TB patients get clean clothes once in 3-4 days at Sewri hospital
Patients at Mumbai’s only tuberculosis hospital at Sewri get a fresh set of clothes only once in three or four days because the clothes disinfecting boiler at the hospital has been shut down.mumbai Updated: Mar 16, 2013 02:16 IST
Patients at Mumbai’s only tuberculosis hospital at Sewri get a fresh set of clothes only once in three or four days because the clothes disinfecting boiler at the hospital has been shut down.
Hospitals are supposed to give patients a set of washed clothes every day, and doctors say forcing tuberculosis patients to wear the same clothes over several days could worsen hygiene conditions at the hospital.
The Sewri hospital’s only disinfecting boiler attendant died in 2005 and nobody else knows how to operate the equipment. As the hospital treats infectious TB patients, the bed sheets, pillow covers, blankets and clothes used by the patients have to be disinfected in the boiler before they are sent for washing to a laundry.
After the boiler shut down, clothes and bedding are being sent to Kasturba Hospital, Chinchpokli, to be disinfected. But, a recent rise in the number of admissions at Sewri hospital coupled with the shutting down of the boiler has created a shortage of clothes.
“Patients end up wearing the same clothes for three to four days which puts them as well as the hospital doctors and nurses at risk of catching infection,” said Pradeep Narkar, secretary of Municipal Mazdoor Union. In private hospitals, patients are given a washed set of clothes on a daily basis.

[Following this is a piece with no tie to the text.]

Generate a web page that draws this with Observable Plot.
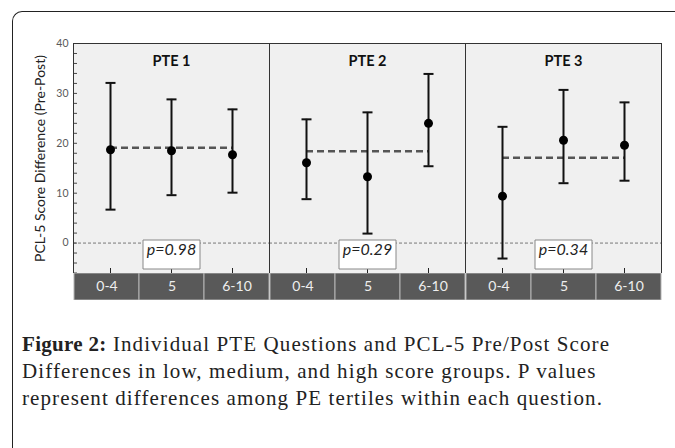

Around 750 tuberculosis patients are admitted at any time at the hospital. In the past five years, more than 30 staffers have succumbed to TB.
At present, 12 staff members are already on TB treatment. A few months ago, a 24-year-old member of the hospital staff contracted multi-drug resistant (MDR) TB, a severe form of the disease.
As a part of the TB programme, the BMC had announced plans to upgrade the Sewri hospital with additional diagnostic facilities and a dedicated 200-bed wing for MDR TB patients.
Dr Rajendra Nanavare, medical superintendent, TB Hospital, Sewri, said that the hospital would soon employ an attendant for the disinfecting boiler. Dr Arun Bamne, executive health officer, BMC, “We have a system in place to send the clothes to another hospital.”